Hoover had one thing to boost his aura of invincibility that Patel won’t have: The presidents he served over time grew to fear him.

Hoover had one thing to boost his aura of invincibility that Patel won’t have: The presidents he served over time grew to fear him. President Richard Nixon was unwilling to dismiss the director despite the growing furor over the public’s getting its first inklings of the breadth of the FBI’s surveillance of anti-Vietnam War activists. Nixon was recorded on the White House’s taping system saying he was concerned that firing Hoover would prompt him to “pull down the temple with him, including me.”

Patel has no chance of that sort of power dynamic with Trump — but don’t mark that as a positive development.
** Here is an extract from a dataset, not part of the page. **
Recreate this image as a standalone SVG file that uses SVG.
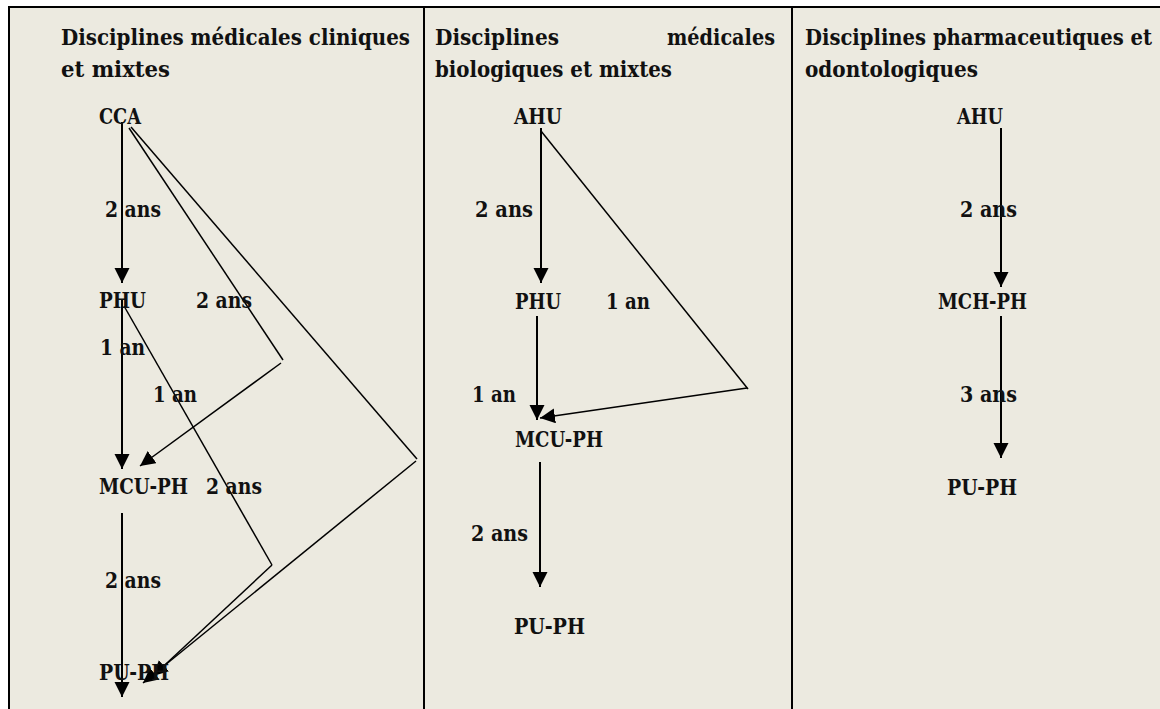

He has shown little tangible success in the roles he has been granted during his rise, and he has actively annoyed the people around him in the process. His devotion to Trump is the only qualification that he possesses and that prevents him from the sort of independence Hoover displayed. Instead, it will be Patel who is constantly living in fear of dismissal and lashing out against their perceived shared enemies as a result.

There will likewise be no reason for Trump to worry about Patel because pleasing the boss, not serving justice, will be his north star. And what the president-elect wants is an FBI that serves his needs in violation of the norms against directing investigations from the White House. Not that this is necessarily a problem for Patel, based on his evident willingness to do whatever it takes to retain his spot on Trump’s good side. If the Senate confirms him in January, it will be a catastrophic blow to the freedom and safety of all Americans. The FBI will become a loaded machine gun in the hands of a coward, someone willing to open fire on anyone who might threaten his standing.